Ne kutsal metinlerin satırlarında ne de bazı kadınların/adamların hikmetli laflarındadır hakikat. Bir esrar perdesiyle örtülmüş değildir: “Esasen, bir hakikat, olaysal eklentinin durum içinde izlediği maddi güzergahtır. Yani içkin bir kopuştur. “İçkin”dir, çünkü hakikat başka bir yerde değil durumun içinde ortaya çıkar –bir hakikatler cenneti yoktur. “Kopuş”tur, çünkü hakikat sürecini teşvik eden şey –olay- durumun egemen diline ve yerleşik bilgilerine göre hiçbir anlam taşımaz.”

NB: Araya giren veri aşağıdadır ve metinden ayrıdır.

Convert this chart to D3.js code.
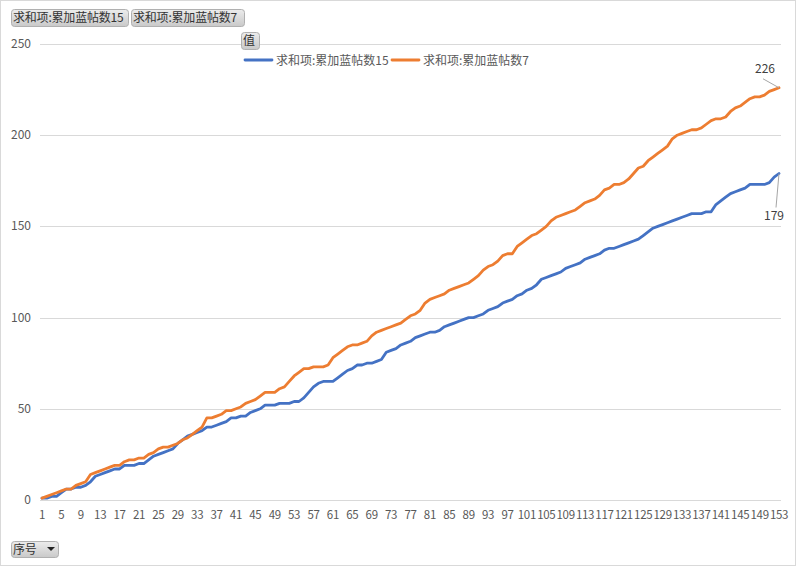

Bilinçdışının hakikatin –ve ıstırabın– yeri olması bu anlamdadır: Bildiğimizi bilmediğimiz yerin bilgisidir çünkü bilinçdışı. Öteki’den gelen negatif gösterenlerin dışarı atılması, uzaklaştırılmasıyla inşa olur. O yüzden zamansızdır. Tekrar etmekten ve daima ıskalamaktan kurtulamayız o yüzden. 

***

Kibir ve büyüklenmecilik insanda en eğreti duran şeyse şayet, dahası insanın çehresini çirkinleştiren; hakikat karşısındaki acziyetimizin kaba ve zavallı bir biçimde inkarından neşet ettiği içindir bu. Totaliter figürlerin korkutucu görünümlerinin gerisindeki gülünçlükleri bundandır. 

İnsanlığın özgürlük ve eşitlik mücadelesi tarihsel ve toplumsal anlamlar üzerine bir mücadeledir. Kelimelere ve onların anlamlarının nasıl ve nerede sabitleneceğine kimin hükmedeceği mücadelesidir. Gündelik hayatta da en uzlaşmaz anlaşmazlıkların kelimeler ve onların habire çoğalan, çeşitlenen, kayan, yer değiştiren (anlam gösterenler aracılığıyla yer değiştirir çünkü) yorumları üzerine cereyan etmesi sebepsiz değildir. Althusser’in ışıltılı ifadesiyle “Sınıf mücadelesi, yeri gelir tek bir kelimede düğümlenir.” Her şeyden kopukmuş ve tam bir soyutluk düzeyinde mümkünmüş gibi duran bu temel mücadeledir ki, tam da bu özelliğiyle diğer bütün maddi mücadelelerin belirleyeni olur çıkar. Nitekim mevcut umutsuzluğumuzun nedeni, kolektif bir gelecek düşünün, ortaklaşa kurtuluş tasarısının kendi uygun kelime, söylem ve modellerinden yoksun oluşu değil midir? Eşit ve özgür bir dünya tahayyülünün mevcut atıl konumundan sıyrılması ve canlanması sadece buna, kendi uygun kelimeleriyle buluşmasına bağlıdır bugün. Dünyanın farklı coğrafyalarındaki çok katlı huzursuzluğun, kendi hesabını daha baştan kapatan isyanların, en korkunç biçimlerde kendine dönen öfkenin, hiçbir şeyi olmayan ve dışarı atılmışların itirazının kısa sürede en feci şiddet gösterilerine dönüşüvermesinin, bu ölümcül ve kaçınılmaz tekrarların gerisinde de aynı eksiklik, insanlığa ortak bir gelecek ufkunu gösterecek, demek, ona bir varlık kazandıracak kelimelerin eksikliği yok mudur? Söz konusu uzaklığın/boşluğun, karşılıksızlığın sadece giderilecek olmasının uyandıracağı sevinç ve heyecan bile yeterince iyileştirici olacaktır.


[1] Philippe Sollers, Medyum, (Çev. Aysel Bora), YKY, s. 13-14, 2016.

[2] Alain Badiou, Etik, (Çev.Tuncay Birkan); Metis yayınları, 2004.

[3] A. Badiou, “Hakikat: Zorlama ve Adlandırılamayan”, (çev. İsmail Yılmaz) MonoKL Lacan sayısı içinde.